Sucipto mengatakan adapun tuntutan mereka yakni adanya payung hukum seperti Peraturan Bupati (Perbup) atau Perda yang kaitannya dengan pengakuan dan perlindungan masyarakat hukum adat Sendi. Selain itu, pihaknya meminta agar eksistensi mereka di Desa adat Sendi ada pengakuan.
"Sekali lagi saya tekankan kami tidak membutuhkan bantuan pemerintah hanya butuh pengakuan dan perlidungan agar eksistensi di kawasan hukum adat diakui," ujarnya.
Masih kata Sucipto, ada tiga dusun di Desa Adat Sendi yakni Sendi, Gotekan, dan Ngepri. Sedangkan, jumlah penduduk di kawasan Sendi sekitar 668 jiwa atau 323 KK.
"Terkait status Desa Sendi masih sebagai desa adat persiapan, namun kalau administratif ikut Pacet belum ada pengakuan," jelasnya.
Sebelumnya, Pemkab Mojokerto melakukan persiapan untuk pembentukan Desa Adat Sendi. Pemkab Mojokerto berdasarkan arahan Bupati Mustofa Kamal Pasha, juga mengarahkan pada pengakuan masyarakat hukum adat Sendi.
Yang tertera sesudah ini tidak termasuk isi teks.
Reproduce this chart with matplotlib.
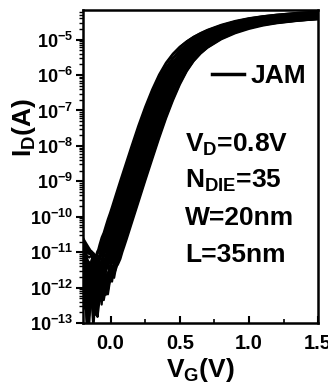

Namun, Pemprov Jatim, melakukan penolakan atas pengakuan Desa Adat Sendi pada 17 Juli 2018. Mereka berdalih dalam Undang-Undang Nomor 6 Tahun 2014 Pasal 8 bahwa pembentukan desa baru, harus minimal berpenduduk 6.000 atau 1.200 kepala keluarga (KK).
"Ada penolakan dari provinsi karena jumlah penduduk sementara kami bukan masyarakat umum tetapi hukum adat. Setidaknya, yang menjadi pedoman adalah Kemendragi Nomor 52 Tahun 2014 tentang pedoman pengakuan dan perlindungan masyarakat hukum adat," pungkasnya.